AD: You've got me confused. You want to start again?

 

KD: You said the soul provides what's permanent. And then it's the ego that is changing moment to moment. I don't see that. I see where it could be the light of the soul that would be the permanent part and it's the World-Idea that would be the changing part. The ego. . .

 

AD: Same thing. That's what I said. The body is part of the world, right? And the world is changing from instant to instant. So my body's changing along with it, from instant to instant. So the ego, or the body, and the light that's illuminating it, that's changing from instant to instant. But the illuminating light that comes in from the soul, that's not changing. That's not part of the World-Idea. It's illuminating the body which is part of the World-Idea. So that's self-abiding. That's unchanging.

 

KD: But we said before that the ego is this combination, this conjoint. . .

 

AD: Yeah, yeah. We're saying the ego, the body is what's constantly changing from moment to moment. That doesn't have a consciousness which doesn't change. If we say that the World-Idea, the world and all the bodies in it, is the product of this Mind which, from instant to instant, is manifesting the world. Then body and the world have to be changing from moment to moment. And we're speaking about consciousness. I'm speaking about this body which is manifesting from instant to instant. I'm speaking about consciousness manifesting from instant to instant. It's consciousness. It's the consciousness of this greater mind that is projecting the world from instant to instant.
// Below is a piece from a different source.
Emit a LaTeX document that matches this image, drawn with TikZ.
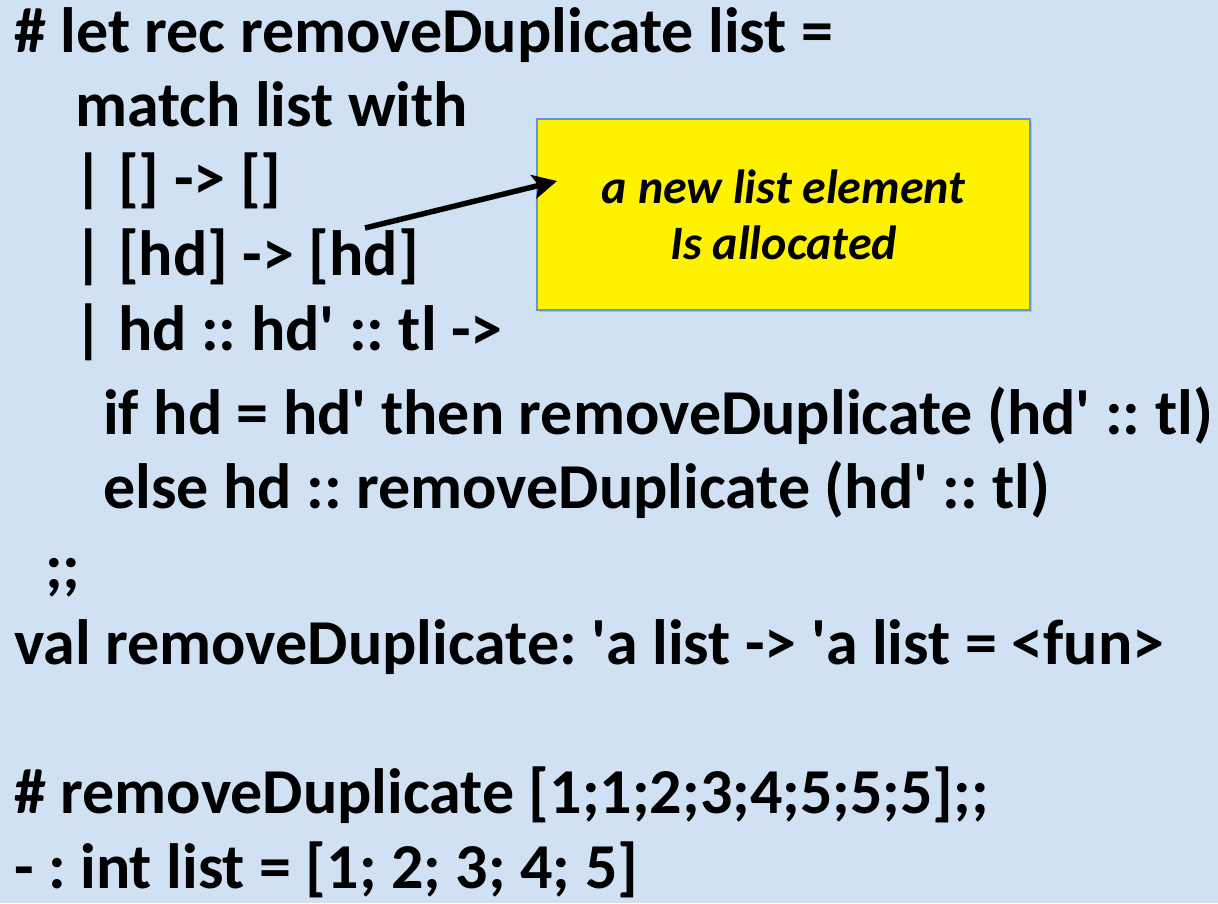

That means that my body is this consciousness manifesting instant to instant. Inside that, and this is a colloquialism, inside that is this light of the soul which doesn't change. This is the light, so to speak, that becomes aware of change. It itself is unchanging. And I've got these two things together.

 

KD: You just made a difference. You said the consciousness manifesting the world moment by moment is different from the awareness of that light that's lighting that up.

 

AD: Exactly! The unchanging consciousness within the changing consciousness. Or if you want to put it the other way around I don't care. But you have these two together.

 

KD: And that's what has to be. . .

 

AD: That's what you have to understand.

 

KD: The soul's nature is constituted of this dual nature, the consciousness that brings the world moment by moment. . .

 

AD: No, no, no. The nature of the soul's consciousness is abiding. It doesn't change. The continuity and identity of the subjective factor has to remain all the time. You don't get rid of that.

 

KD: But I thought the Nous is in the Soul, the highest we ever get in the I AM principle is the Intellectual Principle within the Soul and that is what we're calling the World-Idea and that constitutes the nature or the essence of Soul.

 

AD: No. That doesn't constitute the essence of soul. That's what takes place within the soul. That's what's manifested within the soul, is the Nous or the World-Mind and the World-Idea. But the soul isn't of that nature.

 

VM: Let him go.

 

AD: Go ahead.

 

RG: Given that background, the question is still there. This soul is twofold: the unchanging light which is eternal and is always what it is, and this emanent which is associated with the World-Idea and is in. . .

 

AD: There you're not speaking about the twofold-ness of its essence.

 

RG: You're not?

 

AD: No. Is the essence twofold?

 

RG: I don't think so.

 

AD: No, the essence is identical. This embodying soul that we speak about as embodying soul, its essence must be that of the nature of the transcendant.

 

AS: One essence of soul.

 

AD: Yes, one essence. The essence is one.

 

AS: And therefore when we speak about enlightenment we can't say that either the transcendant soul or the embodying soul is enlightened. . .

 

AD: Exactly.

 

AS: It's the soul that's enlightened.

 

AD: That's why Atmananda told this man who had. . . (tape turns while he speaks.)